What you have to do:
Without the pictures, retype exactly the lines from the top of the entries below through the line that contains "const toPoints = (xs, ys)".

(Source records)
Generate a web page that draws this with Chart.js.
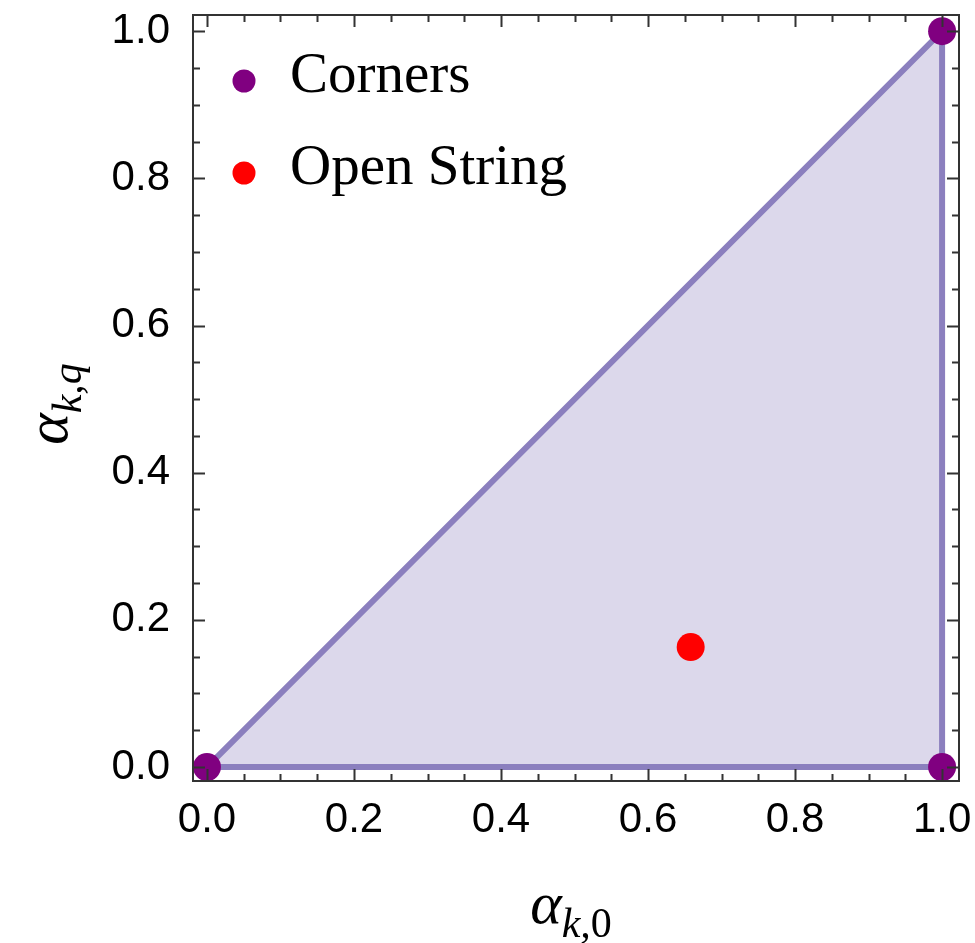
<!DOCTYPE html>
<html lang="en">
<head>
    <meta charset="UTF-8">
    <title>Region plot</title>
    <style>
        html, body {
            margin: 0;
            padding: 0;
            background-color: white;
            overflow: hidden;
        }
        .chart-box {
            width: 975px;
            height: 943px;
        }
    </style>
    <script src="https://cdn.jsdelivr.net/npm/chart.js@4.4.1/dist/chart.umd.min.js"></script>
    <script>
        // region boundary (closed triangle)
        const regionX = [0, 1, 1, 0];
        const regionY = [0, 1, 0, 0];
        // upper edge of the region, filled down to zero
        const fillX = [0, 1];
        const fillY = [0, 1];
        // corner points
        const cornerX = [0, 1, 1];
        const cornerY = [0, 1, 0];
        // open string point
        const openX = [0.658];
        const openY = [0.163];
        // axis ticks
        const majorTicks = [0, 0.2, 0.4, 0.6, 0.8, 1.0];
        const minorTicks = [0.05, 0.1, 0.15, 0.25, 0.3, 0.35, 0.45, 0.5, 0.55, 0.65, 0.7, 0.75, 0.85, 0.9, 0.95];
        const legendLabels = ['Corners', 'Open String'];

        const toPoints = (xs, ys) => xs.map((x, i) => ({ x: x, y: ys[i] }));

        const framePlugin = {
            id: 'frame',
            afterDraw(chart) {
                const ctx = chart.ctx;
                const a = chart.chartArea;
                const xs = chart.scales.x, ys = chart.scales.y;
                ctx.save();
                ctx.strokeStyle = '#333';
                ctx.lineWidth = 2;
                ctx.strokeRect(a.left, a.top, a.right - a.left, a.bottom - a.top);
                const tick = (v, len) => {
                    const px = Math.round(xs.getPixelForValue(v)) + 0.5;
                    const py = Math.round(ys.getPixelForValue(v)) + 0.5;
                    ctx.beginPath();
                    ctx.moveTo(px, a.bottom); ctx.lineTo(px, a.bottom - len);
                    ctx.moveTo(px, a.top); ctx.lineTo(px, a.top + len);
                    ctx.moveTo(a.left, py); ctx.lineTo(a.left + len, py);
                    ctx.moveTo(a.right, py); ctx.lineTo(a.right - len, py);
                    ctx.stroke();
                };
                majorTicks.forEach(v => tick(v, 12));
                minorTicks.forEach(v => tick(v, 7));

                // legend inside the plot
                const colors = chart.data.datasets.slice(0, 2).map(d => d.backgroundColor);
                ctx.font = '57px "Liberation Serif", "Times New Roman", serif';
                ctx.textAlign = 'left';
                ctx.textBaseline = 'alphabetic';
                legendLabels.forEach((t, i) => {
                    const cy = 81 + i * 92;
                    ctx.fillStyle = colors[i];
                    ctx.beginPath();
                    ctx.arc(244, cy, 11.5, 0, Math.PI * 2);
                    ctx.fill();
                    ctx.fillStyle = '#000';
                    ctx.fillText(t, 290, cy + 11);
                });

                // axis titles with subscripts
                const drawSub = (parts) => {
                    let w = 0;
                    parts.forEach(p => { ctx.font = p[1]; w += ctx.measureText(p[0]).width; });
                    let x = -w / 2;
                    parts.forEach(p => {
                        ctx.font = p[1];
                        ctx.fillText(p[0], x, p[2]);
                        x += ctx.measureText(p[0]).width;
                    });
                };
                const big = 'italic 60px "Liberation Serif", serif';
                const subI = 'italic 42px "Liberation Serif", serif';
                const subR = '42px "Liberation Serif", serif';
                ctx.fillStyle = '#000';
                ctx.save();
                ctx.translate(571, 923);
                drawSub([['\u03b1', big, 0], ['k,', subI, 14], ['0', subR, 14]]);
                ctx.restore();
                ctx.save();
                ctx.translate(67, 404);
                ctx.rotate(-Math.PI / 2);
                drawSub([['\u03b1', big, 0], ['k,q', subI, 14]]);
                ctx.restore();
                ctx.restore();
            }
        };

        const noPad = s => {
            s.paddingLeft = 0;
            s.paddingRight = 0;
            s.paddingTop = 0;
            s.paddingBottom = 0;
        };

        window.onload = function () {
            const ctx = document.getElementById('myChart').getContext('2d');
            new Chart(ctx, {
                type: 'scatter',
                data: {
                    datasets: [
                        {
                            label: legendLabels[0],
                            data: toPoints(cornerX, cornerY),
                            backgroundColor: '#800080',
                            borderWidth: 0,
                            pointRadius: 14,
                            order: 1
                        },
                        {
                            label: legendLabels[1],
                            data: toPoints(openX, openY),
                            backgroundColor: '#ff0000',
                            borderWidth: 0,
                            pointRadius: 14,
                            order: 1
                        },
                        {
                            label: 'Region edge',
                            data: toPoints(regionX, regionY),
                            showLine: true,
                            fill: false,
                            borderColor: 'rgb(139, 127, 190)',
                            borderWidth: 6,
                            pointRadius: 0,
                            tension: 0,
                            order: 2
                        },
                        {
                            label: 'Region',
                            data: toPoints(fillX, fillY),
                            showLine: true,
                            fill: 'origin',
                            backgroundColor: 'rgb(220, 216, 235)',
                            borderWidth: 0,
                            pointRadius: 0,
                            tension: 0,
                            order: 3
                        }
                    ]
                },
                options: {
                    responsive: false,
                    animation: false,
                    layout: { padding: { top: 15, right: 16, left: 0, bottom: 0 } },
                    scales: {
                        x: {
                            type: 'linear',
                            min: -0.019,
                            max: 1.023,
                            grid: { display: false },
                            border: { display: false },
                            afterBuildTicks: s => { s.ticks = majorTicks.map(v => ({ value: v })); },
                            afterFit: s => { s.height = 162; noPad(s); },
                            ticks: {
                                padding: 6,
                                color: '#000',
                                font: { family: '"Liberation Sans", Arial, sans-serif', size: 42 },
                                callback: v => v.toFixed(1)
                            }
                        },
                        y: {
                            type: 'linear',
                            min: -0.019,
                            max: 1.022,
                            grid: { display: false },
                            border: { display: false },
                            afterBuildTicks: s => { s.ticks = majorTicks.map(v => ({ value: v })); },
                            afterFit: s => { s.width = 193; noPad(s); },
                            ticks: {
                                padding: 15,
                                color: '#000',
                                font: { family: '"Liberation Sans", Arial, sans-serif', size: 42 },
                                callback: v => v.toFixed(1)
                            }
                        }
                    },
                    plugins: {
                        legend: { display: false },
                        tooltip: { enabled: false }
                    }
                },
                plugins: [framePlugin]
            });
        };
    </script>
</head>
<body>
    <div class="chart-box">
        <canvas id="myChart" width="975" height="943"></canvas>
    </div>
</body>
</html>
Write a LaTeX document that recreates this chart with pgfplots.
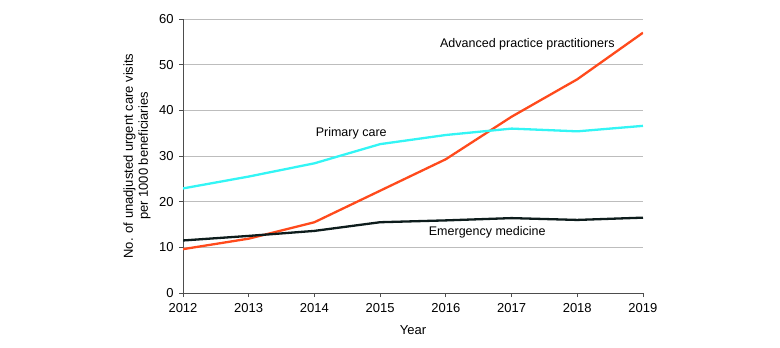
\documentclass[border=0pt]{standalone}
\usepackage{fontspec}
\setmainfont{Liberation Sans}
\usepackage{pgfplots}
\pgfplotsset{compat=1.18}
\definecolor{appred}{HTML}{FF4A1C}
\definecolor{pccyan}{HTML}{33F5F5}
\definecolor{emblack}{HTML}{0D1C1C}
\definecolor{gridgray}{HTML}{BDBDBD}
\definecolor{axisgray}{HTML}{4D4D4D}
\begin{document}
\fontsize{12.5bp}{15bp}\selectfont
\begin{tikzpicture}
\useasboundingbox (0,0) rectangle (780bp,348bp);
\begin{axis}[
  at={(183bp,55bp)}, anchor=south west,
  scale only axis, width=460bp, height=274bp,
  xmin=2012, xmax=2019, ymin=0, ymax=60,
  xtick={2012,...,2019}, ytick={0,10,...,60},
  axis lines*=left,
  axis line style={axisgray, line width=0.8bp},
  tick style={axisgray, line width=0.8bp},
  tick align=outside, major tick length=4bp,
  ymajorgrids, grid style={gridgray, line width=0.8bp},
  /pgf/number format/1000 sep={},
  /pgf/number format/assume math mode=true,
  tick label style={font=\fontsize{13bp}{15bp}\selectfont},
  label style={font=\fontsize{13bp}{15bp}\selectfont},
  xticklabel style={yshift=-2bp},
  yticklabel style={xshift=-1bp},
  xlabel=Year,
  xlabel style={yshift=-4bp},
  ylabel={No. of unadjusted urgent care visits\\per 1000 beneficiaries},
  ylabel style={align=center, yshift=0bp},
  line join=round,
]
% Advanced practice practitioners
\addplot[appred, line width=2.3bp] coordinates {
  (2012,9.6) (2013,11.9) (2014,15.5) (2015,22.4)
  (2016,29.3) (2017,38.6) (2018,46.8) (2019,57.0)};
% Primary care
\addplot[pccyan, line width=2.3bp] coordinates {
  (2012,22.9) (2013,25.5) (2014,28.4) (2015,32.6)
  (2016,34.6) (2017,36.0) (2018,35.4) (2019,36.6)};
% Emergency medicine
\addplot[emblack, line width=2.3bp] coordinates {
  (2012,11.5) (2013,12.5) (2014,13.6) (2015,15.5)
  (2016,15.9) (2017,16.4) (2018,16.0) (2019,16.5)};
\node at (axis cs:2017.24,54.5) {Advanced practice practitioners};
\node at (axis cs:2014.56,35.0) {Primary care};
\node at (axis cs:2016.63,13.3) {Emergency medicine};
\end{axis}
\end{tikzpicture}
\end{document}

Result of this task:
Generate a web page that draws this with Chart.js.
<!DOCTYPE html>
<html lang="en">
<head>
    <meta charset="UTF-8">
    <title>Region plot</title>
    <style>
        html, body {
            margin: 0;
            padding: 0;
            background-color: white;
            overflow: hidden;
        }
        .chart-box {
            width: 975px;
            height: 943px;
        }
    </style>
    <script src="https://cdn.jsdelivr.net/npm/chart.js@4.4.1/dist/chart.umd.min.js"></script>
    <script>
        // region boundary (closed triangle)
        const regionX = [0, 1, 1, 0];
        const regionY = [0, 1, 0, 0];
        // upper edge of the region, filled down to zero
        const fillX = [0, 1];
        const fillY = [0, 1];
        // corner points
        const cornerX = [0, 1, 1];
        const cornerY = [0, 1, 0];
        // open string point
        const openX = [0.658];
        const openY = [0.163];
        // axis ticks
        const majorTicks = [0, 0.2, 0.4, 0.6, 0.8, 1.0];
        const minorTicks = [0.05, 0.1, 0.15, 0.25, 0.3, 0.35, 0.45, 0.5, 0.55, 0.65, 0.7, 0.75, 0.85, 0.9, 0.95];
        const legendLabels = ['Corners', 'Open String'];

        const toPoints = (xs, ys) => xs.map((x, i) => ({ x: x, y: ys[i] }));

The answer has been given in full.